Tuesday, April 15, 2014

In the Next Life, Canto I, stanzas 1-19 revised

Jeff has taken it upon himself to record the first 19 stanzas of In the Next Life while playing his guitar and posted his recording on the internet. I am not entirely comfortable with being billed as a songwriter, particularly of a piece that alternates between ear-jarring chords and bouncy pop music, but he assures me that it will garner more attention to my work, and if it fails at that, I suppose it has done no harm. In any case, while working with him on this project I made some small changes to these stanzas, so I'll republish them:


CANTO I: THE CREATION

In which several concerned persons undertake to save the world by exploiting its impending destruction, and a sort of robot is employed to this purpose, being designed to carry people in hostile environments for extended periods.

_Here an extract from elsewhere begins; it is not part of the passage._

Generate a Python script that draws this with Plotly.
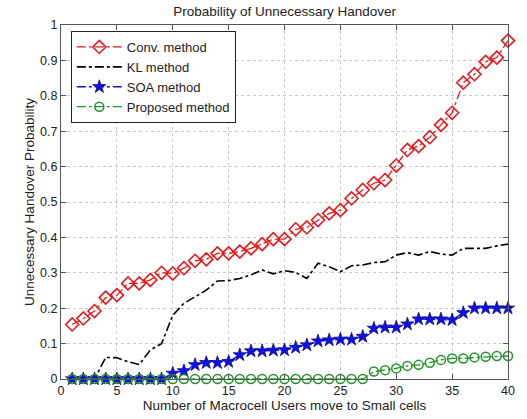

Do you ever get the feeling that ‘free will’ is a joke?
—The Book of the Subgenius, Chapter 0


I watched a pair of cardinals today.
The hen and cock were never far apart.
They always stay together, experts say.
I must confess a warming of my heart.

Now, any male chimpanzee, so I’ve heard,
obtains what sex he can without regard
for whom he had before, unlike the bird
who, with his mate, brings cheer to my back yard.

So why is it that I do not possess
the nature of our closer relative?
I envy his uncurbed licentiousness,
and yet I’m like the finch in how I live.

Not only do I act that way; I’m proud
to be devoted to my only bride.
Fidelity is what we say aloud.
A lapse therein is something we must hide.

If like a chimp, I’d be so much more free.
With women I would share no more than fun.
I would not take responsibility
for what might happen after I am done.

Chimpanzees, one might say, don’t have our brains.
They haven’t near as much to learn, at least.
A mother ape, by instinct, merely trains
her young to gather food, just like a beast.

Our aptitudes increase as knowledge grows.
We gain a big advantage when we’re taught.
We think, invent, establish, and propose.
That extra parent’s handy, is he not?

Okay, that’s fine so far: We’ll say a dad’s
behavior is adaptive; that’s resolved.
But not too long ago, all men were cads.
How rapidly have families evolved?

Besides, if fatherhood were ours innate,
then men not brought up right would still behave
a lot more like the rest, whose chosen fate
is kin to volunteering as a slave.

That’s not to say, I should point out, that men
are under women’s orders. That’s too far.
It just seems rather self-defeating when
considering what our genetics are.

Could modified selection be the key?
Some values might have made their holders act
in ways that gave the holders’ progeny
a start in life that other children lacked.

Let’s take a value, then, down to its core.
What mechanism causes one to feel
that some things rate, and others even more?
Could it be tangible? Could it be real?

Well, if it is, we’d find it in our heads—
arrangements of the nerve cells, things like that—
a pattern that repeats, with varied threads,
depending on the neural habitat.

A pattern that’s translated into speech
or other media the pattern finds.
And as we argue, entertain, and teach,
we spread these patterns to each other’s minds.

What are these minds thus modeled by these molds?
They’re parts of organisms that have grown
from blueprints. Who wrote them? Who drew the folds
through which words pass as we play Telephone?

Some scientists are now describing genes
as patterns that maintain themselves through time
by changing raw materials to machines
that pass them on—a useful paradigm.

There might be meta-players at that game,
as certain kinds of thinking have been thought
to use the human mind to stay the same.
Perhaps this is the “is” that makes the “ought”.

I’ll leave it up to greater minds than mine
to tell us why our genes cooperate.
We’d have to view the whole ancestral line.
That’s more than I can handle at this date.

So, what I’d like to do today instead
is follow one of these things for a while
and see the possibilities ahead.
We’ll skip the past and turn another dial.